Cellular noise: one mechanism, two models
In cells, genetic information is not expressed continuously but intermittently in an stochastic manner. This phenomenon, called transcriptional noise, plays a key role in many situations in biology. It is for instance partly responsible for the rebound in viral loads when anti-HIV therapy is stopped in patients, and it also plays an essential role during embryonic development. In these two articles, published jointly in the journal Nature Communications, the scientists used live cell RNA labeling and innovative mathematical approaches to show that transcriptional noise uses a common mechanism in both HIV-infected cells and Drosophila embryos. This mechanism involves the pause of RNA polymerases near their transcription initiation site.
Drosophila model:
Using Drosophila as a model organism, it is possible to follow RNA synthesis in real time in a living embryo. In these embryos, the zygotic genome is initially silent and gets activated progressively during development. Activation of gene expression takes place discontinuously for different genes, because transcription requires the assembly of many actors whose action is centralized at the level of a particular DNA sequence called a promoter, which is unique to each gene. To determine the contribution of promoter sequences to the dynamics of transcription, the scientists combined genetic manipulations with quantitative imaging to reveal the different states of the promoters and their switching kinetics in vivo.

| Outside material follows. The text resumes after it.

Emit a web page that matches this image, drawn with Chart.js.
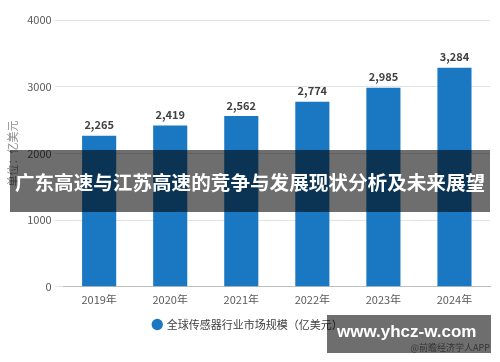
<!DOCTYPE html>
<html>
<head>
<meta charset="utf-8">
<script src="https://cdn.jsdelivr.net/npm/chart.js@4"></script>
<style>
  html, body { margin: 0; padding: 0; background: #fff; }
  #wrap { position: relative; width: 500px; height: 362px; font-family: "Noto Sans CJK SC", sans-serif; }
  #banner {
    position: absolute; left: 10px; top: 150px; width: 480px; height: 62px;
    background: rgba(0,0,0,0.57); color: #fff; font-weight: bold; font-size: 19.6px;
    display: flex; align-items: center; justify-content: center; white-space: nowrap; overflow: hidden;
  }
  #mark {
    position: absolute; left: 327px; top: 315px; width: 164px; height: 38px;
    background: rgba(0,0,0,0.57); white-space: nowrap;
  }
  #mark .url { position: absolute; left: 10px; top: 8px; color: #fff; font-size: 17px; font-weight: bold; font-family: "Liberation Sans", sans-serif; line-height: 1; }
  #mark .app { position: absolute; right: 1px; bottom: 1px; color: #333; font-size: 9px; line-height: 1; }
</style>
</head>
<body>
<div id="wrap">
  <canvas id="chart" width="500" height="362"></canvas>
  <div id="banner">广东高速与江苏高速的竞争与发展现状分析及未来展望</div>
  <div id="mark"><span class="url">www.yhcz-w.com</span><span class="app">@前瞻经济学人APP</span></div>
</div>
<script>
// 数据
const years = ['2019年', '2020年', '2021年', '2022年', '2023年', '2024年'];
const marketSize = [2265, 2419, 2562, 2774, 2985, 3284];
const yTicks = [0, 1000, 2000, 3000, 4000];

// 柱顶数值标签
const valueLabels = {
    id: 'valueLabels',
    afterDatasetsDraw(chart) {
        const ctx = chart.ctx;
        const meta = chart.getDatasetMeta(0);
        ctx.save();
        ctx.font = 'bold 11px "Noto Sans CJK SC", sans-serif';
        ctx.fillStyle = '#404040';
        ctx.textAlign = 'center';
        ctx.textBaseline = 'bottom';
        meta.data.forEach((bar, i) => {
            ctx.fillText(marketSize[i].toLocaleString('en-US'), bar.x, bar.y - 5);
        });
        ctx.restore();
    }
};

const ctx = document.getElementById('chart').getContext('2d');
new Chart(ctx, {
    type: 'bar',
    data: {
        labels: years,
        datasets: [{
            label: '全球传感器行业市场规模（亿美元）',
            data: marketSize,
            backgroundColor: '#1a78c2',
            categoryPercentage: 1,
            barPercentage: 0.48
        }]
    },
    options: {
        responsive: false,
        animation: false,
        layout: { padding: { left: 6, right: 10, top: 20, bottom: 22 } },
        scales: {
            x: {
                grid: { display: false },
                border: { color: '#bfbfbf' },
                ticks: { color: '#595959', font: { size: 11, family: '"Noto Sans CJK SC", sans-serif' }, padding: -2 }
            },
            y: {
                min: 0,
                max: 4000,
                afterBuildTicks(axis) { axis.ticks = yTicks.map(v => ({ value: v })); },
                border: { display: false },
                grid: { color: '#e3e3e3', tickLength: 9 },
                ticks: {
                    color: '#595959',
                    font: { size: 11, family: '"Noto Sans CJK SC", sans-serif' },
                    callback: v => String(v)
                },
                title: {
                    display: true,
                    text: '单位：亿美元',
                    color: '#8c8c8c',
                    font: { size: 11, family: '"Noto Sans CJK SC", sans-serif' },
                    padding: { top: 0, bottom: 5 }
                }
            }
        },
        plugins: {
            legend: {
                position: 'bottom',
                labels: {
                    usePointStyle: true,
                    pointStyle: 'circle',
                    boxWidth: 8,
                    boxHeight: 8,
                    color: '#404040',
                    font: { size: 11, family: '"Noto Sans CJK SC", sans-serif' },
                    padding: 15
                }
            },
            tooltip: { enabled: false }
        }
    },
    plugins: [valueLabels]
});
</script>
</body>
</html>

Thus, researchers were able to demonstrate that “TATA box” promoters, identified by a particular conserved DNA sequence, are active very early and operate via a simple stochastic transition between an inactive state and a permissive (active) state, in which polymerases initiate every ~10 seconds. A second type of promoters, known as “INR motif” promoters (Initiator), becomes active later in development. In this case, an additional inactive state exists, which is associated with the pausing of RNA polymerase near their initiation site. These multiple promoter states switch stochastically at different time scales. In the context of a rapidly developing embryo, this multiscale control contributes to the proper timing and levels of gene expression during the awakening of the zygotic genome.
HIV model:
In patients infected with HIV, it is not currently possible to eliminate the virus and people must follow lifelong antiviral treatments. Eradication of HIV is impossible due to latent forms of the virus, in which an infected cell does not express the viral genome and remains undetectable by the immune system. These latent viruses can occasionally wake up and restart viral propagation, and this produces viral rebounds in patients who stop their antiviral therapy. The mechanisms allowing viral reactivation in latent cells are the subject of intense investigations. One of the mechanisms that limits transcription in latent cells is the arrest of RNA polymerases near the viral promoter. This stop, also called pausing, blocks the initiation of new polymerases and thus inhibits viral expression.
Using a method that visualizes viral RNAs in living cells with single-molecule sensitivity, the scientists analyzed viral transcription under conditions mimicking those of latent cells. Surprisingly, these cells display short pulses of viral transcription separated by long periods of inactivity lasting hours. These pulses are linked to pausing. Indeed, in contrast to what was previously thought, scientists showed that the pause of RNA polymerases near the viral promoter is a stochastic and rare event (1/20 to 1/200 polymerases). Thus, when an arrested polymerase randomly restarts, a whole convoy of new polymerases transcribe the viral genome before a newly-initiating polymerase pauses again. This however produces enough viral components to trigger a new infection cycle.
Mathematics decodes cell noise:
The scientists analyzed these two biological models using the same mathematical method. For each cell, this method reconstructs a complete map of polymerase positions over time (such as an image of all the cars on a highway). Then, it uses exact solutions of what in mathematics is called an "inverse problem", to trace the rates of transition between the molecular states of the promoter and thus to quantify the probability and duration of polymerase pauses.
Thus, by analyzing two different biological systems and using a mathematical processing method "making the invisible visible", the scientists demonstrate that the pauses of RNA polymerases is facultative and stochastic, thus contributing to the intermittency of gene expression.